DATA SEGMENT:
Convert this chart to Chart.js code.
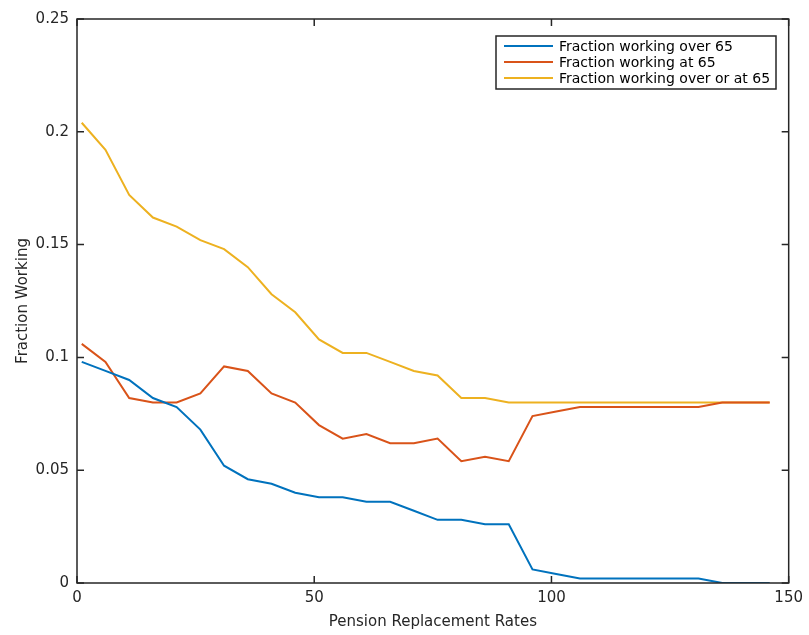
<!DOCTYPE html>
<html>
<head>
<meta charset="utf-8">
<script src="https://cdn.jsdelivr.net/npm/chart.js@4"></script>
<style>
  html, body { margin: 0; padding: 0; background: #fff; }
  #wrap { width: 809px; height: 635px; }
</style>
</head>
<body>
<div id="wrap"><canvas id="lineChart"></canvas></div>
<script>
const rates = [1, 6, 11, 16, 21, 26, 31, 36, 41, 46, 51, 56, 61, 66, 71, 76, 81, 86, 91, 96, 101, 106, 111, 116, 121, 126, 131, 136, 141, 146];
const over65 = [0.098, 0.094, 0.090, 0.082, 0.078, 0.068, 0.052, 0.046, 0.044, 0.040, 0.038, 0.038, 0.036, 0.036, 0.032, 0.028, 0.028, 0.026, 0.026, 0.006, 0.004, 0.002, 0.002, 0.002, 0.002, 0.002, 0.002, 0.000, 0.000, 0.000];
const at65 = [0.106, 0.098, 0.082, 0.080, 0.080, 0.084, 0.096, 0.094, 0.084, 0.080, 0.070, 0.064, 0.066, 0.062, 0.062, 0.064, 0.054, 0.056, 0.054, 0.074, 0.076, 0.078, 0.078, 0.078, 0.078, 0.078, 0.078, 0.080, 0.080, 0.080];
const overOrAt65 = [0.204, 0.192, 0.172, 0.162, 0.158, 0.152, 0.148, 0.140, 0.128, 0.120, 0.108, 0.102, 0.102, 0.098, 0.094, 0.092, 0.082, 0.082, 0.080, 0.080, 0.080, 0.080, 0.080, 0.080, 0.080, 0.080, 0.080, 0.080, 0.080, 0.080];
const xTicks = [0, 50, 100, 150];
const yTicks = [0, 0.05, 0.1, 0.15, 0.2, 0.25];

const axisColor = '#262626';
const fontFamily = '"DejaVu Sans", sans-serif';

const toPoints = arr => arr.map((v, i) => ({ x: rates[i], y: v }));

// box around the axes with inward ticks, like matlab
const boxPlugin = {
  id: 'box',
  afterDatasetsDraw(chart) {
    const { ctx, chartArea: a, scales } = chart;
    ctx.save();
    ctx.strokeStyle = axisColor;
    ctx.lineWidth = 1.5;
    ctx.strokeRect(a.left, a.top, a.right - a.left, a.bottom - a.top);
    const len = 7;
    ctx.beginPath();
    xTicks.forEach(t => {
      const px = scales.x.getPixelForValue(t);
      ctx.moveTo(px, a.bottom); ctx.lineTo(px, a.bottom - len);
      ctx.moveTo(px, a.top); ctx.lineTo(px, a.top + len);
    });
    yTicks.forEach(t => {
      const py = scales.y.getPixelForValue(t);
      ctx.moveTo(a.left, py); ctx.lineTo(a.left + len, py);
      ctx.moveTo(a.right, py); ctx.lineTo(a.right - len, py);
    });
    ctx.stroke();
    ctx.restore();
  }
};

// legend drawn inside the plot, top right
const insideLegend = {
  id: 'insideLegend',
  afterDraw(chart) {
    const { ctx } = chart;
    const x = 496, y = 36, w = 280, h = 53;
    ctx.save();
    ctx.fillStyle = '#fff';
    ctx.fillRect(x, y, w, h);
    ctx.strokeStyle = axisColor;
    ctx.lineWidth = 1.5;
    ctx.strokeRect(x, y, w, h);
    ctx.font = '14px ' + fontFamily;
    ctx.textBaseline = 'middle';
    chart.data.datasets.forEach((ds, i) => {
      const ry = y + 10 + i * 16;
      ctx.strokeStyle = ds.borderColor;
      ctx.lineWidth = 2;
      ctx.beginPath();
      ctx.moveTo(x + 8, ry); ctx.lineTo(x + 57, ry);
      ctx.stroke();
      ctx.fillStyle = '#000';
      ctx.fillText(ds.label, x + 63, ry + 1);
    });
    ctx.restore();
  }
};

new Chart(document.getElementById('lineChart'), {
  type: 'line',
  data: {
    datasets: [
      { label: 'Fraction working over 65', data: toPoints(over65), borderColor: '#0072BD' },
      { label: 'Fraction working at 65', data: toPoints(at65), borderColor: '#D95319' },
      { label: 'Fraction working over or at 65', data: toPoints(overOrAt65), borderColor: '#EDB120' }
    ].map(d => Object.assign(d, { borderWidth: 2, pointRadius: 0, tension: 0, fill: false }))
  },
  options: {
    responsive: true,
    maintainAspectRatio: false,
    animation: false,
    layout: { padding: { top: 19, right: 19, left: 0, bottom: 0 } },
    plugins: {
      legend: { display: false },
      tooltip: { enabled: false }
    },
    scales: {
      x: {
        type: 'linear',
        min: 0,
        max: 150,
        afterFit: s => { s.height = 52; },
        afterBuildTicks: s => { s.ticks = xTicks.map(v => ({ value: v })); },
        grid: { display: false, drawTicks: false },
        border: { display: false },
        ticks: { color: axisColor, padding: 6, maxRotation: 0, font: { family: fontFamily, size: 15 } },
        title: { display: true, text: 'Pension Replacement Rates', color: axisColor, padding: { top: 0, bottom: 4 }, font: { family: fontFamily, size: 15 } }
      },
      y: {
        min: 0,
        max: 0.25,
        afterFit: s => { s.width = 77; },
        afterBuildTicks: s => { s.ticks = yTicks.map(v => ({ value: v })); },
        grid: { display: false, drawTicks: false },
        border: { display: false },
        ticks: { color: axisColor, padding: 8, font: { family: fontFamily, size: 15 }, callback: v => String(v) },
        title: { display: true, text: 'Fraction Working', color: axisColor, padding: { top: 14, bottom: 4 }, font: { family: fontFamily, size: 15 } }
      }
    }
  },
  plugins: [boxPlugin, insideLegend]
});
</script>
</body>
</html>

WRITTEN TASK: Without the images, write out each line of the data verbatim.

ANSWER FOR THIS EXERCISE:
Convert this chart to Chart.js code.
<!DOCTYPE html>
<html>
<head>
<meta charset="utf-8">
<script src="https://cdn.jsdelivr.net/npm/chart.js@4"></script>
<style>
  html, body { margin: 0; padding: 0; background: #fff; }
  #wrap { width: 809px; height: 635px; }
</style>
</head>
<body>
<div id="wrap"><canvas id="lineChart"></canvas></div>
<script>
const rates = [1, 6, 11, 16, 21, 26, 31, 36, 41, 46, 51, 56, 61, 66, 71, 76, 81, 86, 91, 96, 101, 106, 111, 116, 121, 126, 131, 136, 141, 146];
const over65 = [0.098, 0.094, 0.090, 0.082, 0.078, 0.068, 0.052, 0.046, 0.044, 0.040, 0.038, 0.038, 0.036, 0.036, 0.032, 0.028, 0.028, 0.026, 0.026, 0.006, 0.004, 0.002, 0.002, 0.002, 0.002, 0.002, 0.002, 0.000, 0.000, 0.000];
const at65 = [0.106, 0.098, 0.082, 0.080, 0.080, 0.084, 0.096, 0.094, 0.084, 0.080, 0.070, 0.064, 0.066, 0.062, 0.062, 0.064, 0.054, 0.056, 0.054, 0.074, 0.076, 0.078, 0.078, 0.078, 0.078, 0.078, 0.078, 0.080, 0.080, 0.080];
const overOrAt65 = [0.204, 0.192, 0.172, 0.162, 0.158, 0.152, 0.148, 0.140, 0.128, 0.120, 0.108, 0.102, 0.102, 0.098, 0.094, 0.092, 0.082, 0.082, 0.080, 0.080, 0.080, 0.080, 0.080, 0.080, 0.080, 0.080, 0.080, 0.080, 0.080, 0.080];
const xTicks = [0, 50, 100, 150];
const yTicks = [0, 0.05, 0.1, 0.15, 0.2, 0.25];

const axisColor = '#262626';
const fontFamily = '"DejaVu Sans", sans-serif';

const toPoints = arr => arr.map((v, i) => ({ x: rates[i], y: v }));

// box around the axes with inward ticks, like matlab
const boxPlugin = {
  id: 'box',
  afterDatasetsDraw(chart) {
    const { ctx, chartArea: a, scales } = chart;
    ctx.save();
    ctx.strokeStyle = axisColor;
    ctx.lineWidth = 1.5;
    ctx.strokeRect(a.left, a.top, a.right - a.left, a.bottom - a.top);
    const len = 7;
    ctx.beginPath();
    xTicks.forEach(t => {
      const px = scales.x.getPixelForValue(t);
      ctx.moveTo(px, a.bottom); ctx.lineTo(px, a.bottom - len);
      ctx.moveTo(px, a.top); ctx.lineTo(px, a.top + len);
    });
    yTicks.forEach(t => {
      const py = scales.y.getPixelForValue(t);
      ctx.moveTo(a.left, py); ctx.lineTo(a.left + len, py);
      ctx.moveTo(a.right, py); ctx.lineTo(a.right - len, py);
    });
    ctx.stroke();
    ctx.restore();
  }
};

// legend drawn inside the plot, top right
const insideLegend = {
  id: 'insideLegend',
  afterDraw(chart) {
    const { ctx } = chart;
    const x = 496, y = 36, w = 280, h = 53;
    ctx.save();
    ctx.fillStyle = '#fff';
    ctx.fillRect(x, y, w, h);
    ctx.strokeStyle = axisColor;
    ctx.lineWidth = 1.5;
    ctx.strokeRect(x, y, w, h);
    ctx.font = '14px ' + fontFamily;
    ctx.textBaseline = 'middle';
    chart.data.datasets.forEach((ds, i) => {
      const ry = y + 10 + i * 16;
      ctx.strokeStyle = ds.borderColor;
      ctx.lineWidth = 2;
      ctx.beginPath();
      ctx.moveTo(x + 8, ry); ctx.lineTo(x + 57, ry);
      ctx.stroke();
      ctx.fillStyle = '#000';
      ctx.fillText(ds.label, x + 63, ry + 1);
    });
    ctx.restore();
  }
};

new Chart(document.getElementById('lineChart'), {
  type: 'line',
  data: {
    datasets: [
      { label: 'Fraction working over 65', data: toPoints(over65), borderColor: '#0072BD' },
      { label: 'Fraction working at 65', data: toPoints(at65), borderColor: '#D95319' },
      { label: 'Fraction working over or at 65', data: toPoints(overOrAt65), borderColor: '#EDB120' }
    ].map(d => Object.assign(d, { borderWidth: 2, pointRadius: 0, tension: 0, fill: false }))
  },
  options: {
    responsive: true,
    maintainAspectRatio: false,
    animation: false,
    layout: { padding: { top: 19, right: 19, left: 0, bottom: 0 } },
    plugins: {
      legend: { display: false },
      tooltip: { enabled: false }
    },
    scales: {
      x: {
        type: 'linear',
        min: 0,
        max: 150,
        afterFit: s => { s.height = 52; },
        afterBuildTicks: s => { s.ticks = xTicks.map(v => ({ value: v })); },
        grid: { display: false, drawTicks: false },
        border: { display: false },
        ticks: { color: axisColor, padding: 6, maxRotation: 0, font: { family: fontFamily, size: 15 } },
        title: { display: true, text: 'Pension Replacement Rates', color: axisColor, padding: { top: 0, bottom: 4 }, font: { family: fontFamily, size: 15 } }
      },
      y: {
        min: 0,
        max: 0.25,
        afterFit: s => { s.width = 77; },
        afterBuildTicks: s => { s.ticks = yTicks.map(v => ({ value: v })); },
        grid: { display: false, drawTicks: false },
        border: { display: false },
        ticks: { color: axisColor, padding: 8, font: { family: fontFamily, size: 15 }, callback: v => String(v) },
        title: { display: true, text: 'Fraction Working', color: axisColor, padding: { top: 14, bottom: 4 }, font: { family: fontFamily, size: 15 } }
      }
    }
  },
  plugins: [boxPlugin, insideLegend]
});
</script>
</body>
</html>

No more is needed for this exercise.